» **Exercise task**:
Restate, exactly and without pictures, the lines from the start of the listing below through the line holding "['0.09', '0.18', '0.36', '0.63', '1.27', '2.19', '3.65', '4.56']".

» **Dataset excerpt**:
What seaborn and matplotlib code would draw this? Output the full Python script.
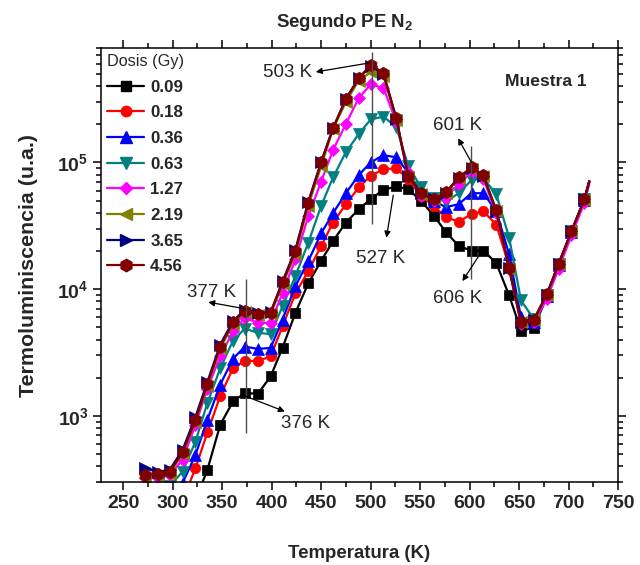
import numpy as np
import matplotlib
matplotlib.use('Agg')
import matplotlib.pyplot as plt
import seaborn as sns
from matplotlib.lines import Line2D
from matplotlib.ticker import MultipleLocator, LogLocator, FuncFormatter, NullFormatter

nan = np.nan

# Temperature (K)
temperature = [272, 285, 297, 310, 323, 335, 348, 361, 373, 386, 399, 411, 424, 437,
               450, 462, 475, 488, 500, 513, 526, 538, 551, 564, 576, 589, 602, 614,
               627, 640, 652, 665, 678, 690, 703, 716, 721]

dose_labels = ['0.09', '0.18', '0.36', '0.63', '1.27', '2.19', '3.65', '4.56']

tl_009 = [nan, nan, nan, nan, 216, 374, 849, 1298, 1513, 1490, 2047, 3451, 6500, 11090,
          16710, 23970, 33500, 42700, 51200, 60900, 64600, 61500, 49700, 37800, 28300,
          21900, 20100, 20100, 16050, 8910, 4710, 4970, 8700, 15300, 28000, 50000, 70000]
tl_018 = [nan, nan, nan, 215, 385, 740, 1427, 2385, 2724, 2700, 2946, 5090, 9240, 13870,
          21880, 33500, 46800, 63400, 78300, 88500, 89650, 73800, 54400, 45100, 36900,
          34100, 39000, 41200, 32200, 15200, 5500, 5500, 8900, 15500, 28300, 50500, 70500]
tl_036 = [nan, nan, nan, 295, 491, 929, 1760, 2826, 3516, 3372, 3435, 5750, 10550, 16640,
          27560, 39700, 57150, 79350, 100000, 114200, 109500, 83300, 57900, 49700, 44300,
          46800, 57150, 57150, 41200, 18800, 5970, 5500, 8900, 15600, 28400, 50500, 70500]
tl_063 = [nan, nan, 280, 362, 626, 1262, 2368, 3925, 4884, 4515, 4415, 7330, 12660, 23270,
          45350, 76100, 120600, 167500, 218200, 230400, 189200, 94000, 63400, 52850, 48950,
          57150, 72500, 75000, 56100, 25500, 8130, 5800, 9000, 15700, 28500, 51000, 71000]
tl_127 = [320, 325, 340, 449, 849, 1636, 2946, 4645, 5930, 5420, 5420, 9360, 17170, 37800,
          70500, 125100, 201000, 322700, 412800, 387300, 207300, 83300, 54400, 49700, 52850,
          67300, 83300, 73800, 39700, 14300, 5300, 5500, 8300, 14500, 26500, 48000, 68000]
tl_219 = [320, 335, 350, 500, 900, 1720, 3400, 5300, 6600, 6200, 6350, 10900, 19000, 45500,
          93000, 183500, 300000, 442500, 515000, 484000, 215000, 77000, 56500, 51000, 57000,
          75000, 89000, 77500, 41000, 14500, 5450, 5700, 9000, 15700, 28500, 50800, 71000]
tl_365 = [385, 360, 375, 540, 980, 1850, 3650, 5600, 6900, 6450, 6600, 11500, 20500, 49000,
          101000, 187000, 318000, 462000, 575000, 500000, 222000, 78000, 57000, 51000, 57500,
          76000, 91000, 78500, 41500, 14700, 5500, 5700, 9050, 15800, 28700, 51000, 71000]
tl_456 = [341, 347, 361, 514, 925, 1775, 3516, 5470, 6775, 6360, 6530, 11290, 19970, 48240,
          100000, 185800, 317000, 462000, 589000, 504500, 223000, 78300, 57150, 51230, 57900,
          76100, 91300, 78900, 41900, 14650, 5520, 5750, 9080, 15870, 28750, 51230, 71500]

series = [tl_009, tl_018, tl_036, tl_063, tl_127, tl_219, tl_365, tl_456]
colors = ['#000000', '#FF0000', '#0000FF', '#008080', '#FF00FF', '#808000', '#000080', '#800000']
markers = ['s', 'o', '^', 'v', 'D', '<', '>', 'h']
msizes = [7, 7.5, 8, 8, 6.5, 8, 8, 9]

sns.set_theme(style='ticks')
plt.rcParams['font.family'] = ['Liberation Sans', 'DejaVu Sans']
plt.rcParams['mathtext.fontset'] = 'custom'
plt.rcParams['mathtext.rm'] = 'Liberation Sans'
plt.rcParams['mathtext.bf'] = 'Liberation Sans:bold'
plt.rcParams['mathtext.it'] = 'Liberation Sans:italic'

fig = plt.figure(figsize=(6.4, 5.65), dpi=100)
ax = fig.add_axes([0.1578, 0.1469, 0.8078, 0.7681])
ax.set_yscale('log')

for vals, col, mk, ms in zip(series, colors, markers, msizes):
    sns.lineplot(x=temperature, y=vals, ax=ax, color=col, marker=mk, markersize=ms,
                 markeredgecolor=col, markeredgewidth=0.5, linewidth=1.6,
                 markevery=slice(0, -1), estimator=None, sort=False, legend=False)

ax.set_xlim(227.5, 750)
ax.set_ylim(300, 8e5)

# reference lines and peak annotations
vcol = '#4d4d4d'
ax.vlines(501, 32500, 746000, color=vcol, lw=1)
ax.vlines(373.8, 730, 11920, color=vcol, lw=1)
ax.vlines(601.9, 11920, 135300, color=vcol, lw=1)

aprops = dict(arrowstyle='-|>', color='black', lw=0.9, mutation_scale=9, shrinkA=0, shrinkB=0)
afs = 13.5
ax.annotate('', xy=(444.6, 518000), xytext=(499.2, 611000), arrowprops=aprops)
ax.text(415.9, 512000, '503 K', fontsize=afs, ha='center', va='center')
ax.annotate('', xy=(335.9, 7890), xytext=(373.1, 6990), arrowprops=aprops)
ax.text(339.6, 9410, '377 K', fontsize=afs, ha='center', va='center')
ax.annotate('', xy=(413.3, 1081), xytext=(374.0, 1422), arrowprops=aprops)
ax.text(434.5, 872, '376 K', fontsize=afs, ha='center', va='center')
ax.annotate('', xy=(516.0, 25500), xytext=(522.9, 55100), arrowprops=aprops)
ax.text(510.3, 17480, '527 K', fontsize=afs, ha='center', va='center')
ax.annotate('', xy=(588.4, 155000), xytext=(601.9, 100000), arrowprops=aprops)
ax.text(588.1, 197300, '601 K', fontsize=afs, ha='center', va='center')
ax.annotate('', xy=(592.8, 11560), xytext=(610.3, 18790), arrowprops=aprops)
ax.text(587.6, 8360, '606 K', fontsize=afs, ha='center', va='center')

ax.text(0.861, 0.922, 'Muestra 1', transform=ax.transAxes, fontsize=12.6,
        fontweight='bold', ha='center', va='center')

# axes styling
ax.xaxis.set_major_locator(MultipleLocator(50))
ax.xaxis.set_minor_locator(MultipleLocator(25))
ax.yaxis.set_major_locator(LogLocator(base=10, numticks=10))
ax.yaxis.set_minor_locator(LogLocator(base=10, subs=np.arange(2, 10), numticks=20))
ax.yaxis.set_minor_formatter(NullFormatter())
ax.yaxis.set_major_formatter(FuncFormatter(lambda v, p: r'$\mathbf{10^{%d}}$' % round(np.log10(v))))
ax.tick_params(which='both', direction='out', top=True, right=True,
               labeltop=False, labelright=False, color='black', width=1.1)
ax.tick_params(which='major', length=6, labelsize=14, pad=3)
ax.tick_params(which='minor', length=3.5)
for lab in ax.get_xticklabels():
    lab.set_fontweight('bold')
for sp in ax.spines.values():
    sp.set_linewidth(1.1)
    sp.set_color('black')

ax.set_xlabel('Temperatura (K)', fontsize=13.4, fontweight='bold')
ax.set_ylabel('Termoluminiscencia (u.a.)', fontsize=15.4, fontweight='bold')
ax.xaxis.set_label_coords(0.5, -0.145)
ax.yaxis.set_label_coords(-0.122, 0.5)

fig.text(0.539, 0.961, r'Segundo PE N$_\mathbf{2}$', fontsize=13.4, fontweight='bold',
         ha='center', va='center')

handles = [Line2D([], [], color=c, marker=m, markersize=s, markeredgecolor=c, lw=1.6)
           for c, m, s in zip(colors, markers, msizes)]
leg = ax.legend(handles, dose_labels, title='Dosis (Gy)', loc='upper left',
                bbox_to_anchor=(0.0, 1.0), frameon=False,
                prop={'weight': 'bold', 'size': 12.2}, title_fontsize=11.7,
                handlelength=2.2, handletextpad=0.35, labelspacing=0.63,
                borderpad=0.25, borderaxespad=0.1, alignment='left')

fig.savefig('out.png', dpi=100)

» **Written solution**:
What seaborn and matplotlib code would draw this? Output the full Python script.
import numpy as np
import matplotlib
matplotlib.use('Agg')
import matplotlib.pyplot as plt
import seaborn as sns
from matplotlib.lines import Line2D
from matplotlib.ticker import MultipleLocator, LogLocator, FuncFormatter, NullFormatter

nan = np.nan

# Temperature (K)
temperature = [272, 285, 297, 310, 323, 335, 348, 361, 373, 386, 399, 411, 424, 437,
               450, 462, 475, 488, 500, 513, 526, 538, 551, 564, 576, 589, 602, 614,
               627, 640, 652, 665, 678, 690, 703, 716, 721]

dose_labels = ['0.09', '0.18', '0.36', '0.63', '1.27', '2.19', '3.65', '4.56']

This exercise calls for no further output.